THE TASK: Give again exactly the lines that run from the start of the records to the line holding "const STEP = 0.05;", both ends counted. Do not include the pictures.

MATERIALS PROVIDED:

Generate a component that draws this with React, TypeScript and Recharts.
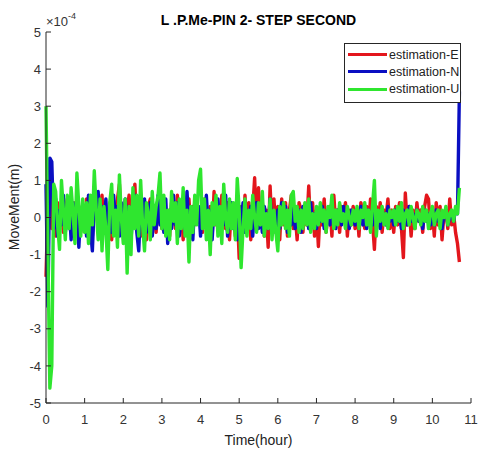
import { LineChart, Line, XAxis, YAxis, Legend } from "recharts";

// sampling step of the record, in hours
const STEP = 0.05;

// movement, in units of 1e-4 m, one value per 0.05 h (0 .. 10.70 h)
const EAST = [
  -1.6, 0.3, 0.9, -0.3, 0.2, -0.5, 0.4, -0.2, 0.3, -0.4, 0.2, 0.5, -0.3, 0.1, -0.5, 0.4, 0.0, 0.3, -0.4, 0.2,
  -0.3, 0.5, -0.1, 0.3, -0.5, 0.2, 0.4, -0.3, 0.1, 0.6, -0.4, 0.2, -0.2, 0.4, -0.6, 0.3, 0.1, 0.5, 0.9, -0.2,
  0.3, -0.4, 0.2, 0.6, -0.3, 0.1, 0.9, -0.2, 0.4, -0.5, 0.2, 0.0, -0.6, 0.3, 0.5, -0.2, 0.1, -0.4, 0.4, 0.2,
  -0.3, 0.5, -0.1, 0.2, -0.5, 0.4, 0.1, -0.3, 0.6, -0.2, 0.3, -0.6, 0.2, 0.0, 0.5, -0.4, 0.3, -0.2, 0.4, -0.1,
  0.2, -0.4, 0.5, 0.1, -0.3, 0.3, -0.5, 0.7, -0.2, 0.2, -0.4, 0.6, 0.0, -0.3, 0.4, -0.6, 0.3, 0.1, -0.5, 0.2,
  -1.1, 0.3, -0.4, 0.6, -0.2, 0.4, -0.6, 0.2, 1.07, -0.3, 0.8, -0.2, 0.4, -0.5, 0.2, -0.8, 0.85, -0.3, 0.5, -0.4,
  0.3, -0.6, 0.5, -0.2, 0.4, -0.5, 0.2, 0.6, -0.3, 0.1, -0.6, 0.4, 0.2, -0.4, 0.3, -0.2, 0.85, -0.3, 0.4, -0.5,
  0.2, -0.78, 0.3, -0.2, 0.5, -0.4, 0.1, 0.3, -0.5, 0.6, -0.2, 0.2, -0.4, 0.3, -0.1, 0.4, -0.5, 0.2, -0.2, 0.3,
  -0.3, 0.2, -0.5, 0.4, 0.1, -0.3, 0.3, -0.2, 0.5, -0.1, -0.86, 0.3, -0.2, 0.4, -0.4, 0.2, 0.0, 0.5, -0.3, 0.2,
  -0.4, 0.3, -0.2, 0.4, -0.3, -1.08, 0.66, -0.2, 0.3, -0.5, 0.2, -0.3, 0.4, -0.1, 0.2, -0.4, 0.3, 0.6, 0.5, -0.3,
  0.2, -0.5, 0.4, -0.2, 0.3, -0.6, 0.1, 0.2, -0.3, 0.5, -0.2, 0.1, -0.4, -0.7, -1.2,
];

const NORTH = [
  0.9, -2.4, 1.6, 1.5, -0.3, 0.5, -0.5, 0.2, -0.2, 0.6, -0.4, 0.1, 0.3, -0.6, 0.4, -0.2, 0.5, -0.8, 0.2, -0.3,
  0.3, -0.5, 0.6, -0.3, -0.9, 0.4, 0.1, 0.7, -0.4, 0.3, -0.2, 0.5, -0.8, 0.2, -0.4, 0.6, -0.1, 0.3, -0.5, 0.4,
  -0.3, 0.5, -0.2, 0.3, -0.6, 0.2, 0.6, -0.4, -0.9, 0.3, -0.2, 0.5, -0.4, 0.2, 0.4, -0.5, 0.1, -0.3, 0.6, -0.2,
  0.3, -0.4, 0.5, -0.7, 0.2, -0.3, 0.6, -0.2, 0.4, -0.5, 0.1, 0.3, -0.4, 0.7, -0.3, 0.2, -0.6, 0.4, -0.1, 0.3,
  -0.5, 0.4, -0.2, 0.6, -0.3, 0.2, -0.6, 0.3, 0.0, 0.5, -0.4, 0.2, -0.2, 0.6, -0.5, 0.1, 0.4, -0.3, 0.2, -0.6,
  0.3, -0.2, 0.4, -0.4, 0.2, -0.1, 0.3, -0.5, 0.2, 0.4, -0.3, 0.1, -0.4, 0.3, 0.0, -0.3, 0.5, -0.2, 0.1, -0.4,
  0.2, -0.3, 0.4, -0.1, 0.3, -0.4, 0.2, -0.2, 0.3, -0.3, 0.1, 0.2, -0.4, 0.3, -0.1, 0.2, -0.3, 0.4, -0.2, 0.1,
  -0.3, 0.2, -0.1, 0.3, -0.3, 0.1, 0.2, -0.2, 0.3, -0.1, -0.3, 0.2, 0.0, -0.2, 0.3, -0.1, 0.1, -0.3, 0.2, 0.0,
  -0.2, 0.2, -0.1, 0.3, -0.2, 0.1, -0.3, 0.2, 0.0, -0.2, 0.2, -0.1, 0.1, -0.3, 0.2, 0.0, -0.2, 0.3, -0.1, 0.1,
  -0.2, 0.2, -0.1, 0.1, -0.3, 0.2, 0.0, -0.2, 0.3, -0.1, 0.1, -0.2, 0.2, -0.1, 0.0, -0.3, 0.2, -0.1, 0.1, -0.2,
  0.1, -0.2, 0.2, -0.1, 0.0, -0.3, 0.1, 0.2, -0.2, 0.0, 0.1, -0.1, 0.2, 0.1, 3.4,
];

const UP = [
  3.0, -1.0, -4.6, -4.0, 0.9, 0.7, -0.2, -0.86, 1.0, 0.2, -0.6, 0.6, -0.3, 0.8, 0.1, -0.7, 1.2, 0.3, -0.5, 0.5,
  -0.4, 0.4, -0.7, 0.6, -0.2, 1.26, 0.2, -0.6, 0.5, -0.9, 0.3, -0.3, -1.4, 0.4, 0.9, -0.5, 0.2, -0.8, 1.15, 0.0,
  -0.7, 0.5, -1.5, 0.3, -1.0, 0.8, -0.3, 0.6, -0.5, 1.0, -0.2, -0.9, 0.4, 0.1, -0.6, 0.7, -0.2, 0.3, 0.6, 1.2,
  -0.3, 0.6, -0.5, 0.2, -0.6, 0.7, -0.1, 0.4, -0.7, 0.5, -0.3, 0.8, -0.5, 0.2, -1.2, 0.3, -0.4, 0.6, -0.2, 1.0,
  1.3, -0.3, 0.5, -0.6, 0.2, -1.0, 0.4, -0.2, 0.6, -0.5, 0.3, -0.7, 0.9, 0.0, -0.4, 0.5, -0.3, 0.4, -0.6, 1.05,
  0.2, -1.35, -0.3, 0.5, -0.5, 0.2, -0.3, 0.6, 0.0, -0.4, 0.4, -0.2, 0.7, -0.5, 0.1, -0.3, 0.5, -0.6, 0.2, -0.4,
  -0.9, 0.3, -0.2, 0.4, -0.3, 0.2, -0.5, 0.6, 0.7, -0.1, 0.3, -0.4, 0.2, -0.3, 0.4, -0.2, 0.5, -0.4, 0.1, -0.3,
  0.3, -0.2, 0.4, -0.1, 0.2, -0.4, 0.3, 0.0, 0.6, -0.3, 0.2, -0.2, 0.4, -0.1, 0.1, -0.3, 0.3, 0.0, -0.2, 0.2,
  -0.1, 0.3, -0.3, 0.2, 0.0, 0.4, -0.2, 0.2, -0.4, 0.3, 1.0, -0.5, 0.2, -0.1, 0.3, -0.2, 0.1, -0.3, 0.2, 0.0,
  0.2, -0.2, 0.3, -0.1, 0.4, -0.3, 0.1, 0.2, -0.2, 0.3, 0.0, -0.3, 0.2, 0.1, -0.2, 0.3, -0.1, 0.2, -0.3, 0.1,
  0.3, -0.2, 0.1, 0.2, -0.3, 0.2, 0.0, 0.3, -0.2, 0.1, 0.2, -0.1, 0.3, 0.1, 0.8,
];

const X_TICKS = [0, 1, 2, 3, 4, 5, 6, 7, 8, 9, 10, 11];
const Y_TICKS = [-5, -4, -3, -2, -1, 0, 1, 2, 3, 4, 5];

const SERIES = [
  { key: "e", name: "estimation-E", color: "#e3161c" },
  { key: "n", name: "estimation-N", color: "#0a0fc2" },
  { key: "u", name: "estimation-U", color: "#2fe62f" },
];

const FONT = "'Liberation Sans', Arial, Helvetica, sans-serif";
const AXIS = "#262626";

const rows = EAST.map((e, i) => ({
  t: +(i * STEP).toFixed(2),
  e,
  n: NORTH[i],
  u: UP[i],
}));

function LegendBox({ payload }: any) {
  const items = payload || [];
  return (
    <div
      style={{
        width: 115,
        height: 56,
        border: `1px solid ${AXIS}`,
        background: "#fff",
        fontFamily: FONT,
        fontSize: 12.5,
        color: "#222",
        paddingTop: 2,
        boxSizing: "content-box",
      }}
    >
      {items.map((it: any) => (
        <div key={it.value} style={{ display: "flex", alignItems: "center", height: 17.3 }}>
          <span style={{ display: "inline-block", width: 39, height: 3, background: it.color, marginLeft: 3, marginRight: 2 }} />
          <span>{it.value}</span>
        </div>
      ))}
    </div>
  );
}

export default function App() {
  return (
    <div style={{ position: "absolute", left: 0, top: 0, width: 478, height: 450, background: "#fff", fontFamily: FONT }}>
      <div
        style={{
          position: "absolute",
          left: 46,
          width: 425,
          top: 13,
          textAlign: "center",
          fontWeight: "bold",
          fontSize: 14,
          lineHeight: "14px",
          color: "#000",
        }}
      >
        L .P.Me-PIN 2- STEP SECOND
      </div>
      <div style={{ position: "absolute", left: 46, top: 15, fontSize: 13, lineHeight: "13px", color: "#333" }}>
        ×10<span style={{ fontSize: 9, position: "relative", top: -7 }}>-4</span>
      </div>
      <LineChart width={478} height={450} data={rows} margin={{ top: 32, right: 7, bottom: 0, left: 0 }}>
        <XAxis
          type="number"
          dataKey="t"
          domain={[0, 11]}
          ticks={X_TICKS}
          interval={0}
          height={47}
          stroke={AXIS}
          tickSize={-5}
          tickMargin={17}
          tick={{ fill: "#333", fontSize: 13, fontFamily: FONT }}
          label={{ value: "Time(hour)", position: "insideBottom", offset: 5, fill: "#222", fontSize: 14, fontFamily: FONT }}
        />
        <YAxis
          type="number"
          domain={[-5, 5]}
          ticks={Y_TICKS}
          interval={0}
          width={46}
          stroke={AXIS}
          tickSize={-5}
          tickMargin={10}
          tick={{ fill: "#333", fontSize: 13, fontFamily: FONT }}
          label={{
            content: () => (
              <text
                x={14}
                y={207}
                transform="rotate(-90 14 207)"
                textAnchor="middle"
                dominantBaseline="central"
                fill="#222"
                fontSize={14}
                fontFamily={FONT}
              >
                MoveMent(m)
              </text>
            ),
          }}
        />
        <Legend
          layout="vertical"
          align="center"
          verticalAlign="middle"
          wrapperStyle={{ left: 344, top: 43, width: 117 }}
          content={<LegendBox />}
        />
        {SERIES.map((s) => (
          <Line
            key={s.key}
            type="linear"
            dataKey={s.key}
            name={s.name}
            stroke={s.color}
            strokeWidth={3.4}
            strokeLinejoin="round"
            dot={false}
            activeDot={false}
            isAnimationActive={false}
          />
        ))}
      </LineChart>
    </div>
  );
}
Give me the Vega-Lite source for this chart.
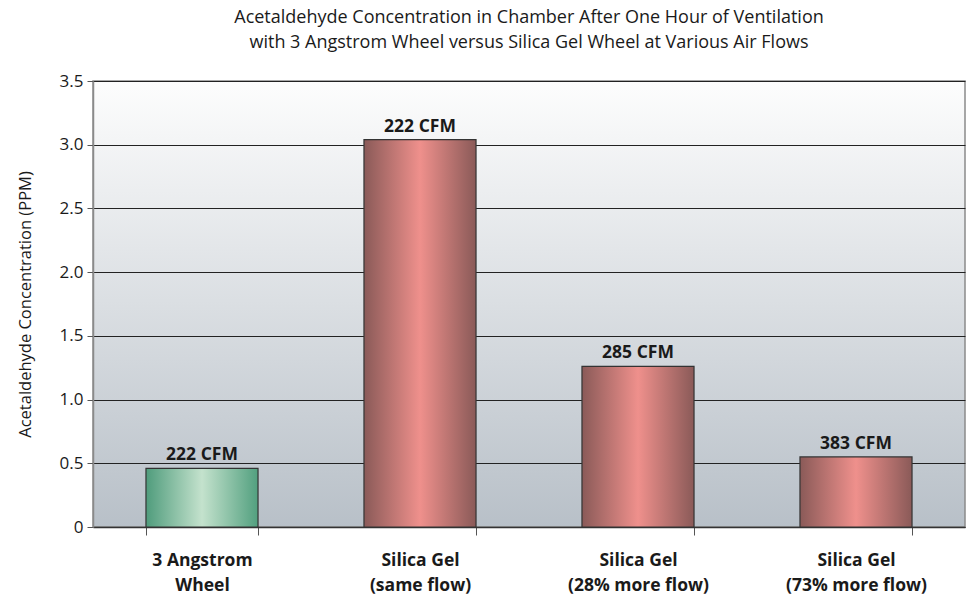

TASK RESPONSE:
Generate a component that draws this with React, TypeScript and Recharts.
import { LineChart, Line, XAxis, YAxis, Legend } from "recharts";

// sampling step of the record, in hours
const STEP = 0.05;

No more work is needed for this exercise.